— What you need to do —
Check each line of the material. Copy those containing "chart".

— Raw data —
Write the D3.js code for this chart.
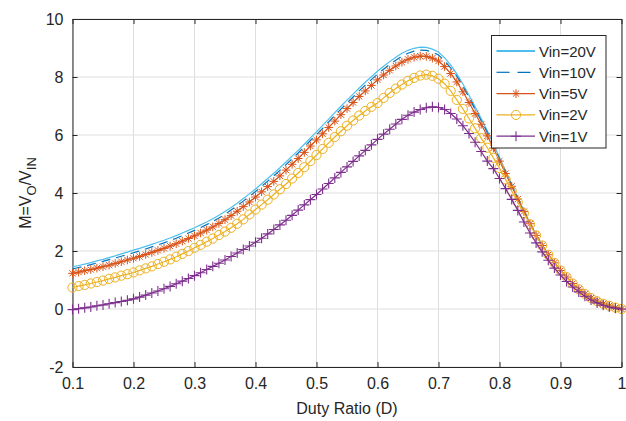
<!DOCTYPE html>
<html>
<head>
<meta charset="utf-8">
<script src="https://cdn.jsdelivr.net/npm/d3@7"></script>
<style>
  body { margin: 0; background: #fff; }
  text { font-family: "Liberation Sans", Arial, sans-serif; fill: #262626; }
</style>
</head>
<body>
<div id="chart"></div>
<script>
// duty ratio samples
var duty = [0.10,0.11,0.12,0.13,0.14,0.15,0.16,0.17,0.18,0.19,
  0.20,0.21,0.22,0.23,0.24,0.25,0.26,0.27,0.28,0.29,
  0.30,0.31,0.32,0.33,0.34,0.35,0.36,0.37,0.38,0.39,
  0.40,0.41,0.42,0.43,0.44,0.45,0.46,0.47,0.48,0.49,
  0.50,0.51,0.52,0.53,0.54,0.55,0.56,0.57,0.58,0.59,
  0.60,0.61,0.62,0.63,0.64,0.65,0.66,0.67,0.68,0.69,
  0.70,0.71,0.72,0.73,0.74,0.75,0.76,0.77,0.78,0.79,
  0.80,0.81,0.82,0.83,0.84,0.85,0.86,0.87,0.88,0.89,
  0.90,0.91,0.92,0.93,0.94,0.95,0.96,0.97,0.98,0.99,1.00];

var vin20 = [1.45,1.50,1.55,1.60,1.66,1.71,1.77,1.83,1.90,1.96,
  2.03,2.09,2.16,2.23,2.30,2.37,2.45,2.53,2.62,2.71,
  2.80,2.90,3.00,3.11,3.23,3.36,3.50,3.65,3.81,3.97,
  4.14,4.32,4.50,4.68,4.87,5.07,5.27,5.47,5.68,5.90,
  6.11,6.33,6.55,6.77,6.99,7.20,7.41,7.62,7.82,8.01,
  8.20,8.37,8.53,8.68,8.82,8.92,8.99,9.03,9.02,8.96,
  8.86,8.66,8.41,8.11,7.76,7.37,6.97,6.57,6.15,5.69,
  5.22,4.76,4.30,3.84,3.40,2.96,2.56,2.20,1.88,1.60,
  1.34,1.10,0.88,0.68,0.52,0.38,0.27,0.18,0.11,0.05,0.00];

var vin10 = [1.38,1.43,1.48,1.53,1.59,1.64,1.70,1.76,1.82,1.88,
  1.94,2.00,2.07,2.14,2.21,2.28,2.36,2.44,2.53,2.62,
  2.71,2.81,2.91,3.02,3.14,3.27,3.41,3.56,3.72,3.88,
  4.05,4.23,4.41,4.59,4.78,4.98,5.18,5.38,5.59,5.81,
  6.01,6.23,6.45,6.67,6.89,7.10,7.31,7.52,7.72,7.91,
  8.10,8.27,8.43,8.58,8.72,8.82,8.89,8.93,8.92,8.86,
  8.76,8.56,8.31,8.03,7.68,7.29,6.89,6.49,6.09,5.64,
  5.18,4.73,4.28,3.82,3.39,2.96,2.56,2.20,1.88,1.60,
  1.34,1.10,0.88,0.68,0.52,0.38,0.27,0.18,0.11,0.05,0.00];

var vin5 = [1.23,1.27,1.32,1.36,1.41,1.46,1.51,1.57,1.63,1.69,
  1.75,1.81,1.88,1.95,2.02,2.09,2.17,2.25,2.34,2.43,
  2.52,2.62,2.72,2.83,2.95,3.08,3.22,3.37,3.53,3.69,
  3.86,4.04,4.22,4.40,4.59,4.79,4.99,5.19,5.40,5.62,
  5.83,6.04,6.26,6.48,6.70,6.91,7.12,7.33,7.52,7.71,
  7.90,8.07,8.23,8.38,8.51,8.61,8.68,8.72,8.71,8.65,
  8.55,8.36,8.12,7.83,7.49,7.12,6.74,6.37,5.97,5.55,
  5.10,4.67,4.23,3.79,3.36,2.94,2.54,2.19,1.87,1.59,
  1.33,1.10,0.88,0.68,0.52,0.38,0.27,0.18,0.11,0.05,0.00];

var vin2 = [0.74,0.79,0.83,0.88,0.93,0.98,1.04,1.09,1.15,1.20,
  1.26,1.33,1.40,1.47,1.55,1.63,1.71,1.80,1.90,2.00,
  2.11,2.21,2.32,2.43,2.55,2.67,2.80,2.94,3.09,3.26,
  3.43,3.60,3.77,3.95,4.13,4.31,4.50,4.69,4.89,5.10,
  5.31,5.52,5.73,5.93,6.13,6.32,6.50,6.67,6.83,6.97,
  7.10,7.28,7.45,7.60,7.74,7.87,7.97,8.05,8.08,8.04,
  7.94,7.77,7.52,7.21,6.90,6.57,6.23,5.89,5.56,5.21,
  4.86,4.47,4.07,3.68,3.30,2.92,2.54,2.19,1.87,1.59,
  1.33,1.10,0.88,0.68,0.52,0.38,0.27,0.18,0.11,0.05,0.00];

var vin1 = [-0.02,0.01,0.04,0.07,0.11,0.14,0.18,0.22,0.26,0.30,
  0.35,0.41,0.48,0.55,0.62,0.70,0.78,0.87,0.96,1.05,
  1.15,1.25,1.36,1.47,1.58,1.69,1.81,1.93,2.05,2.17,
  2.30,2.44,2.59,2.74,2.90,3.06,3.23,3.41,3.59,3.77,
  3.95,4.14,4.33,4.52,4.71,4.90,5.09,5.28,5.47,5.66,
  5.85,6.03,6.20,6.38,6.54,6.68,6.79,6.88,6.94,6.97,
  6.95,6.88,6.74,6.55,6.32,6.05,5.75,5.43,5.10,4.84,
  4.50,4.15,3.78,3.40,3.00,2.62,2.28,1.97,1.68,1.41,
  1.17,0.95,0.76,0.59,0.44,0.31,0.21,0.13,0.07,0.03,0.00];

var seriesNames = ["Vin=20V", "Vin=10V", "Vin=5V", "Vin=2V", "Vin=1V"];
var seriesValues = [vin20, vin10, vin5, vin2, vin1];
var seriesColors = ["#4DBEEE", "#0072BD", "#D95319", "#EDB120", "#7E2F8E"];
var seriesMarkers = ["none", "none", "star", "circle", "plus"];

var xTicks = [0.1,0.2,0.3,0.4,0.5,0.6,0.7,0.8,0.9,1];
var yTicks = [-2,0,2,4,6,8,10];
var xTickLabels = ["0.1","0.2","0.3","0.4","0.5","0.6","0.7","0.8","0.9","1"];
var yTickLabels = ["-2","0","2","4","6","8","10"];

var W = 626, H = 421;
var margin = { top: 19, right: 4.5, bottom: 54, left: 72.5 };
var width = W - margin.left - margin.right;
var height = H - margin.top - margin.bottom;

var svg = d3.select("#chart").append("svg")
    .attr("width", W)
    .attr("height", H);

var g = svg.append("g")
    .attr("transform", "translate(" + margin.left + "," + margin.top + ")");

var x = d3.scaleLinear().domain([0.1, 1]).range([0, width]);
var y = d3.scaleLinear().domain([-2, 10]).range([height, 0]);

// grid
g.append("g").selectAll("line").data(xTicks).enter().append("line")
    .attr("x1", function(d) { return x(d); }).attr("x2", function(d) { return x(d); })
    .attr("y1", 0).attr("y2", height)
    .attr("stroke", "#dedede").attr("stroke-width", 1);
g.append("g").selectAll("line").data(yTicks).enter().append("line")
    .attr("y1", function(d) { return y(d); }).attr("y2", function(d) { return y(d); })
    .attr("x1", 0).attr("x2", width)
    .attr("stroke", "#dedede").attr("stroke-width", 1);

// axes (MATLAB style: ticks inside, box on)
var tickLen = 5;
var xAxis = d3.axisBottom(x).tickValues(xTicks).tickSizeInner(-tickLen).tickSizeOuter(0)
    .tickPadding(11).tickFormat(function(d, i) { return xTickLabels[i]; });
var yAxis = d3.axisLeft(y).tickValues(yTicks).tickSizeInner(-tickLen).tickSizeOuter(0)
    .tickPadding(9).tickFormat(function(d, i) { return yTickLabels[i]; });

g.append("g").attr("class", "axis").attr("transform", "translate(0," + height + ")").call(xAxis);
g.append("g").attr("class", "axis").call(yAxis);
g.append("g").attr("class", "axis").call(d3.axisTop(x).tickValues(xTicks).tickSizeInner(-tickLen).tickSizeOuter(0).tickFormat(""));
g.append("g").attr("class", "axis").attr("transform", "translate(" + width + ",0)")
    .call(d3.axisRight(y).tickValues(yTicks).tickSizeInner(-tickLen).tickSizeOuter(0).tickFormat(""));

g.selectAll(".axis").attr("font-size", 16).attr("font-family", "Liberation Sans, Arial, sans-serif");
g.selectAll(".axis path").attr("stroke", "#262626").attr("stroke-width", 1);
g.selectAll(".axis line").attr("stroke", "#262626").attr("stroke-width", 1);
g.selectAll(".axis text").style("font-size", "16px").style("fill", "#262626");

// curves
var line = d3.line()
    .x(function(d, i) { return x(duty[i]); })
    .y(function(d) { return y(d); });

function drawMarker(sel, type, color) {
    if (type === "circle") {
        sel.append("circle").attr("r", 4.6).attr("fill", "none")
            .attr("stroke", color).attr("stroke-width", 1);
    } else if (type === "star") {
        var a = 4.3, b = 3.1;
        sel.append("path")
            .attr("d", "M" + (-a) + ",0L" + a + ",0M0," + (-a) + "L0," + a +
                "M" + (-b) + "," + (-b) + "L" + b + "," + b + "M" + (-b) + "," + b + "L" + b + "," + (-b))
            .attr("stroke", color).attr("stroke-width", 1).attr("fill", "none");
    } else if (type === "plus") {
        var p = 5;
        sel.append("path")
            .attr("d", "M" + (-p) + ",0L" + p + ",0M0," + (-p) + "L0," + p)
            .attr("stroke", color).attr("stroke-width", 1.1).attr("fill", "none");
    }
}

seriesValues.forEach(function(vals, k) {
    var color = seriesColors[k];
    var path = g.append("path")
        .datum(vals)
        .attr("d", line)
        .attr("fill", "none")
        .attr("stroke", color)
        .attr("stroke-width", 1.2);
    if (k === 1) path.attr("stroke-dasharray", "9,6");

    if (seriesMarkers[k] !== "none") {
        var pts = g.append("g").selectAll("g").data(vals).enter().append("g")
            .attr("transform", function(d, i) { return "translate(" + x(duty[i]) + "," + y(d) + ")"; });
        drawMarker(pts, seriesMarkers[k], color);
    }
});

// axis labels
svg.append("text")
    .attr("x", margin.left + width / 2)
    .attr("y", 414)
    .attr("text-anchor", "middle")
    .style("font-size", "16px")
    .text("Duty Ratio (D)");

var yl = svg.append("text")
    .attr("transform", "translate(31," + (margin.top + height / 2) + ") rotate(-90)")
    .attr("text-anchor", "middle")
    .style("font-size", "16px");
yl.append("tspan").text("M=V");
yl.append("tspan").style("font-size", "13px").attr("dy", 5).text("O");
yl.append("tspan").attr("dy", -5).text("/V");
yl.append("tspan").style("font-size", "13px").attr("dy", 5).text("IN");

// legend
var lg = svg.append("g").attr("transform", "translate(491.5,35.5)");
lg.append("rect").attr("width", 114.5).attr("height", 112.5)
    .attr("fill", "#fff").attr("stroke", "#262626").attr("stroke-width", 1);

seriesNames.forEach(function(name, k) {
    var row = lg.append("g").attr("transform", "translate(0," + (15.5 + k * 21.3) + ")");
    var ln = row.append("line").attr("x1", 5).attr("x2", 43.5).attr("y1", 0).attr("y2", 0)
        .attr("stroke", seriesColors[k]).attr("stroke-width", k === 0 ? 2 : 1.2);
    if (k === 1) ln.attr("stroke-dasharray", "13,8");
    var m = row.append("g").attr("transform", "translate(24.5,0)");
    drawMarker(m, seriesMarkers[k], seriesColors[k]);
    row.append("text").attr("x", 47.5).attr("y", 5.5).style("font-size", "15px").text(name);
});
</script>
</body>
</html>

— Response below —
Write the D3.js code for this chart.
<div id="chart"></div>
var svg = d3.select("#chart").append("svg")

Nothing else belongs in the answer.